Ukrainian presidential elections determine who will serve as the President of Ukraine for the next five years.

Since the establishment of the position of the President of Ukraine in 1991, the presidential elections have taken place seven times: in 1991, 1994, 1999, 2004, 2010, 2014 and 2019.

Procedure 
The presidential election rules are defined by the Ukrainian Constitution and the Ukrainian law "On the Elections of the President of Ukraine" from 25 March 1999 (as amended on 18 March 2014).

Eligibility requirements 
A candidate for the President's office must:
 be a citizen of Ukraine;
 be at least 35 years of age on the election day;
 have the right to vote;
 speak the official language (Ukrainian);
 be living in Ukraine for the last ten years.

The same person cannot be elected President more than twice in a row.

Nominating process 
A candidate can be nominated by a political party or be self-nominated.

Campaigning 
A presidential candidate may start his or her election campaign the next day after he or she is registered by the Central Election Commission.

The presidential election campaign ends at 24:00 of the last Friday before the election day.

Popular vote 
Regular presidential elections are held on the last Sunday of March (formerly in October) of the fifth (and last) year of the incumbent President's term of office. If a president's term in office ends prematurely, the election of a new president must take place within ninety days of the previous president leaving office.

The president is elected by direct popular vote in a two-round majoritarian contest: if no candidate receives a simple majority (over 50%) of the votes in the first round, the two candidates with the most votes advance to a run-off. The second (run-off) round is held within two weeks after the first.
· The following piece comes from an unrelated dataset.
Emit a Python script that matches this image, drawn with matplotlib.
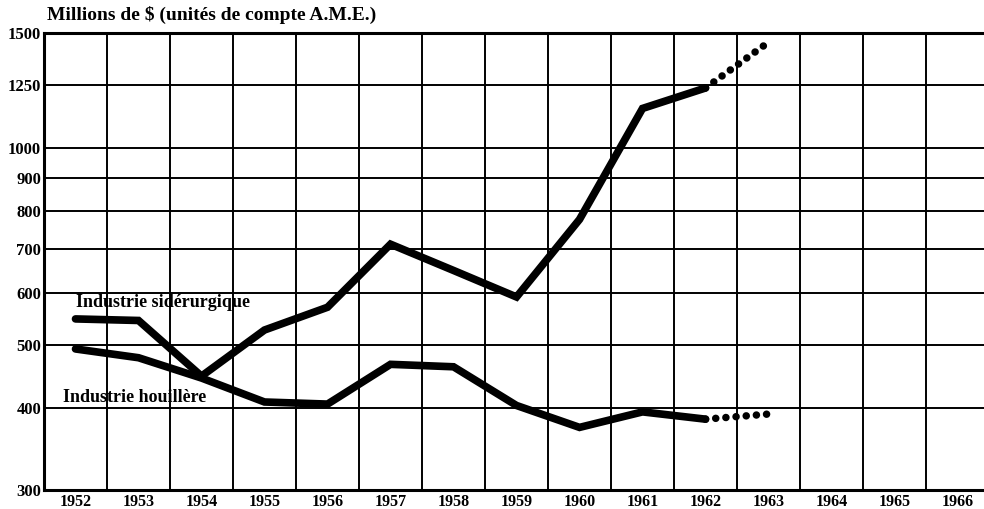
import matplotlib
matplotlib.use("Agg")
import matplotlib.pyplot as plt
from matplotlib.ticker import FixedLocator, NullLocator

years = [1952, 1953, 1954, 1955, 1956, 1957, 1958, 1959, 1960, 1961, 1962]
steel = [548, 545, 448, 527, 571, 713, 650, 592, 778, 1150, 1236]
coal = [493, 478, 445, 409, 406, 467, 463, 404, 374, 395, 385]
proj_years = [1962, 1963]
steel_proj = [1236, 1452]
coal_proj = [385, 392]

yticks = [300, 400, 500, 600, 700, 800, 900, 1000, 1250, 1500]
xtick_years = list(range(1952, 1967))
title = "Millions de $ (unités de compte A.M.E.)"
label_steel = "Industrie sidérurgique"
label_coal = "Industrie houillère"

plt.rcParams['font.family'] = ['Liberation Serif', 'DejaVu Serif']
plt.rcParams['font.weight'] = 'bold'

fig = plt.figure(figsize=(9.84, 5.09), dpi=100)
ax = fig.add_axes([44/984, 1-490/509, 1-44/984, (490-33)/509])

ax.set_yscale('log')
ax.set_ylim(300, 1500)
ax.set_xlim(1951.5, 1966.42)

ax.yaxis.set_major_locator(FixedLocator(yticks))
ax.yaxis.set_minor_locator(NullLocator())
ax.set_yticklabels([str(v) for v in yticks], fontsize=12, fontweight='bold')
ax.xaxis.set_major_locator(FixedLocator(xtick_years))
ax.set_xticklabels([str(v) for v in xtick_years], fontsize=11.5, fontweight='bold')
ax.xaxis.set_minor_locator(FixedLocator([y - 0.5 for y in xtick_years] + [1966.5]))
ax.tick_params(axis='both', which='both', length=0, pad=3)
ax.tick_params(axis='y', pad=2)

ax.grid(True, axis='y', which='major', color='black', linewidth=1.4)
ax.grid(True, axis='x', which='minor', color='black', linewidth=1.4)
ax.grid(False, axis='x', which='major')

for s in ['left', 'bottom', 'top']:
    ax.spines[s].set_linewidth(2.2)
ax.spines['right'].set_visible(False)

lw = 5.5
ax.plot(years, steel, color='black', linewidth=lw, solid_capstyle='round', solid_joinstyle='miter')
ax.plot(years, coal, color='black', linewidth=lw, solid_capstyle='round', solid_joinstyle='miter')
ax.plot(proj_years, steel_proj, color='black', linewidth=5.4, linestyle=(0, (0.01, 1.35)),
        dash_capstyle='round')
ax.plot(proj_years, coal_proj, color='black', linewidth=5.4, linestyle=(0, (0.01, 1.35)),
        dash_capstyle='round')

ax.text(1952.0, 580, label_steel, fontsize=13, fontweight='bold', ha='left', va='center')
ax.text(1951.8, 416, label_coal, fontsize=13, fontweight='bold', ha='left', va='center')

fig.text(47/984, 1-15/509, title, fontsize=14, fontweight='bold', ha='left', va='center')

fig.savefig('out.png', dpi=100)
If one of the two remaining candidates drops out of the race less than 12 days before the second round, the other must still win over 50% of the second-round vote to be elected president.

The voter must be a Ukrainian citizen and be at least 18 years old on the election day.

There are no requirements for a certain minimum voter turnout.

List of Ukrainian presidential elections 
 1991 Ukrainian presidential election
 1994 Ukrainian presidential election
 1999 Ukrainian presidential election
 2004 Ukrainian presidential election
 2010 Ukrainian presidential election
 2014 Ukrainian presidential election
 2019 Ukrainian presidential election
 2024 Ukrainian presidential election

Voter turnout 
The highest voter turnout–84 percent–was recorded during the first election in December 1991.